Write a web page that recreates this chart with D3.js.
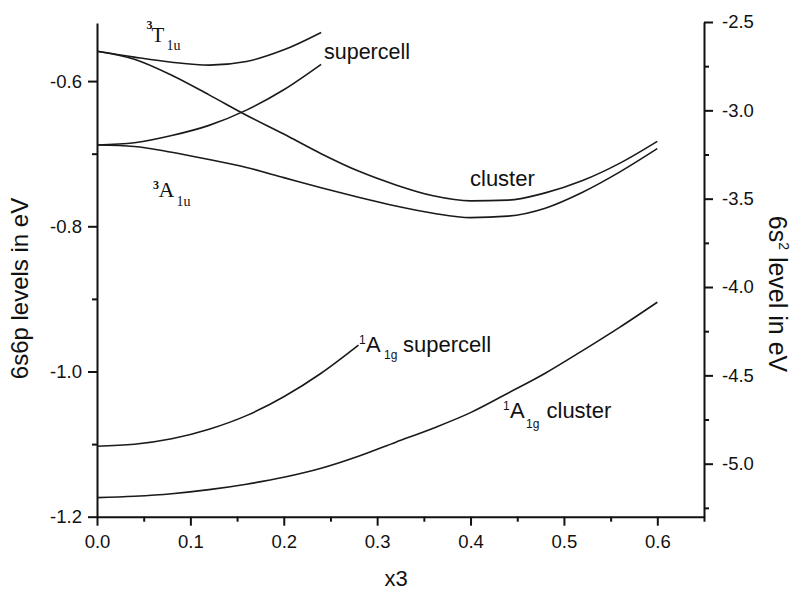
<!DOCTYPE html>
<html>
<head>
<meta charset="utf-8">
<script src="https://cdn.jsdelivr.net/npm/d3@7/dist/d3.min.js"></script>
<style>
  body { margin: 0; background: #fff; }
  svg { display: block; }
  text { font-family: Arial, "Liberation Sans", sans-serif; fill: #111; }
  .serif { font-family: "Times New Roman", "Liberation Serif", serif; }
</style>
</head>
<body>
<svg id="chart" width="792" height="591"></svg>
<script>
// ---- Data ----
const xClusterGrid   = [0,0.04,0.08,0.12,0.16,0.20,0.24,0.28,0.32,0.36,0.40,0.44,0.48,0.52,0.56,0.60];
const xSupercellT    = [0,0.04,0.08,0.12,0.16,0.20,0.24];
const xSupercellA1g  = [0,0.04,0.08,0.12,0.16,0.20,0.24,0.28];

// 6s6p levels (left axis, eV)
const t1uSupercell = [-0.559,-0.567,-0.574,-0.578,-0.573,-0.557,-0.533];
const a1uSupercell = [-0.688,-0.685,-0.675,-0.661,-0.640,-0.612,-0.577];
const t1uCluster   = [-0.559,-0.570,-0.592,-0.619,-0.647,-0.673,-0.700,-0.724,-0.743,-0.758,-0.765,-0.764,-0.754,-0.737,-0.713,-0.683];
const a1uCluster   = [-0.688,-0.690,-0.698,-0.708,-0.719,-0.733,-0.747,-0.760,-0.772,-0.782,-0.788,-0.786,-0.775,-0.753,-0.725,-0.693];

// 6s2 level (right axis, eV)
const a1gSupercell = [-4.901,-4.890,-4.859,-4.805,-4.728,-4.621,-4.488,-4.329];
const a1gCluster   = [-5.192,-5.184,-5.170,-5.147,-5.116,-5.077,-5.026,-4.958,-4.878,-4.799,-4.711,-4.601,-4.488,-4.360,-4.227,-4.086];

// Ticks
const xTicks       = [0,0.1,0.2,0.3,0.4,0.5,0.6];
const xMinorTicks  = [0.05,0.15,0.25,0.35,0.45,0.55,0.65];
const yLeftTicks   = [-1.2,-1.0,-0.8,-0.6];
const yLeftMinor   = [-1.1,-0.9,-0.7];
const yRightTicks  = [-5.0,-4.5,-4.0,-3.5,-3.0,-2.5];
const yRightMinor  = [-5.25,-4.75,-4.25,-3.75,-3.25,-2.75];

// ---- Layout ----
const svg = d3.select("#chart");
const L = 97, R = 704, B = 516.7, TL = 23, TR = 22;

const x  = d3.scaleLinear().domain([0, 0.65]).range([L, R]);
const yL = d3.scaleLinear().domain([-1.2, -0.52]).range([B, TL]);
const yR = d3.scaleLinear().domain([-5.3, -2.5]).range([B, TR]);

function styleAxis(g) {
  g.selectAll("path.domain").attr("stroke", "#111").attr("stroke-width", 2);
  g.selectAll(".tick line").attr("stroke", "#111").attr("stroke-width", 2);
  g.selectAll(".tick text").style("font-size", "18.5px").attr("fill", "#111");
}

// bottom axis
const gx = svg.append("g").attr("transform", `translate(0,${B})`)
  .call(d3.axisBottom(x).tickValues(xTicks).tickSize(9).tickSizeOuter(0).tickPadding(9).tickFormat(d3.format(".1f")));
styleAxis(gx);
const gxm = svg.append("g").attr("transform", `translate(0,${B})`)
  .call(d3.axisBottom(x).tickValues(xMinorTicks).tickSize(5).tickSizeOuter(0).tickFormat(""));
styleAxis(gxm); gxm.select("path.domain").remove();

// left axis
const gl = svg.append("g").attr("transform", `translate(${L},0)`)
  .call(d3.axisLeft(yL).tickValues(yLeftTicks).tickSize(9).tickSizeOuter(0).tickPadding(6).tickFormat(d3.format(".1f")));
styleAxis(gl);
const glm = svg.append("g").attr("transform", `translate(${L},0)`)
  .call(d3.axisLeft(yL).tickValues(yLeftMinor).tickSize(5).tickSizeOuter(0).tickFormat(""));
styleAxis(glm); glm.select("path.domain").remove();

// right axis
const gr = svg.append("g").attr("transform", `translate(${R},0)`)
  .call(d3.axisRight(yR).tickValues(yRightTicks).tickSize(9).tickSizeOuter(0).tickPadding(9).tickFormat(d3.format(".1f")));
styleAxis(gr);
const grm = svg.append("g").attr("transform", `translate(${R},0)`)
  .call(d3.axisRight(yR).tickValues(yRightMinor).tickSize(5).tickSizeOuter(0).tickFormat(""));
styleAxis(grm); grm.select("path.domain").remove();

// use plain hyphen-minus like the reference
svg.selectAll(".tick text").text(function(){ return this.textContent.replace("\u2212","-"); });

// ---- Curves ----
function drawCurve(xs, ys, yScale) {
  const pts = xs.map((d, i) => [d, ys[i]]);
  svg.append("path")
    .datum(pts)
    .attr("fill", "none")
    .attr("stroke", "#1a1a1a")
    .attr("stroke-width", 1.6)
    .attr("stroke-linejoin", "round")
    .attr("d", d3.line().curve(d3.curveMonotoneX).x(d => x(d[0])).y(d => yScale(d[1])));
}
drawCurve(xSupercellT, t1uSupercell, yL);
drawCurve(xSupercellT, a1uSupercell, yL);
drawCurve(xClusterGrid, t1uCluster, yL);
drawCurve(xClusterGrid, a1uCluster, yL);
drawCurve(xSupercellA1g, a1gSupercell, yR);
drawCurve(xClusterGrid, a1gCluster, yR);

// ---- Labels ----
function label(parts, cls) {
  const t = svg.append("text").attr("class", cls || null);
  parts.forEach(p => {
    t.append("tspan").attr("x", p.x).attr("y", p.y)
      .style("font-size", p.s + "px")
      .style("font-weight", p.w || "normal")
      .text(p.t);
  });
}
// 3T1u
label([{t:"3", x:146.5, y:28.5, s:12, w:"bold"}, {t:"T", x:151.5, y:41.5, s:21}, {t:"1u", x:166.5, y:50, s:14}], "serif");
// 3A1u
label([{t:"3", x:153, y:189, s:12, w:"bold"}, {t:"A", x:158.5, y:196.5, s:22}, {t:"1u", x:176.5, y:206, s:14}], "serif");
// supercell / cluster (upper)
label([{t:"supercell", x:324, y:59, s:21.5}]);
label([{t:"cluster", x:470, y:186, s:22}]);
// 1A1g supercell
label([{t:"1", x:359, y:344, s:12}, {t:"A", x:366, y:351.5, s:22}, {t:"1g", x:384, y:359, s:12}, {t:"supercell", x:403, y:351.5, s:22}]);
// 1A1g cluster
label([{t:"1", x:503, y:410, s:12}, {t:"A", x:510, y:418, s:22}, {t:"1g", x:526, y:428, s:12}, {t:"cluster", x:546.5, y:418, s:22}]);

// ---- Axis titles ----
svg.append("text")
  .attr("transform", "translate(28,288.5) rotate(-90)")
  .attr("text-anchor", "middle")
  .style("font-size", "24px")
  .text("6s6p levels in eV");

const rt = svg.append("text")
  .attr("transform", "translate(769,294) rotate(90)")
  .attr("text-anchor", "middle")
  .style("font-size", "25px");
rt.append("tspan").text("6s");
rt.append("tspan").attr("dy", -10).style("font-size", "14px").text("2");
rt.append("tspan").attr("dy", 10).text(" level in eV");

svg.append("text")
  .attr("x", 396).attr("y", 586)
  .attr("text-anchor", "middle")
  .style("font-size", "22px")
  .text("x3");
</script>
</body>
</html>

● **Required work**
Count the lines in which the string "this" appears, then report only that figure.

● **Task solution**
2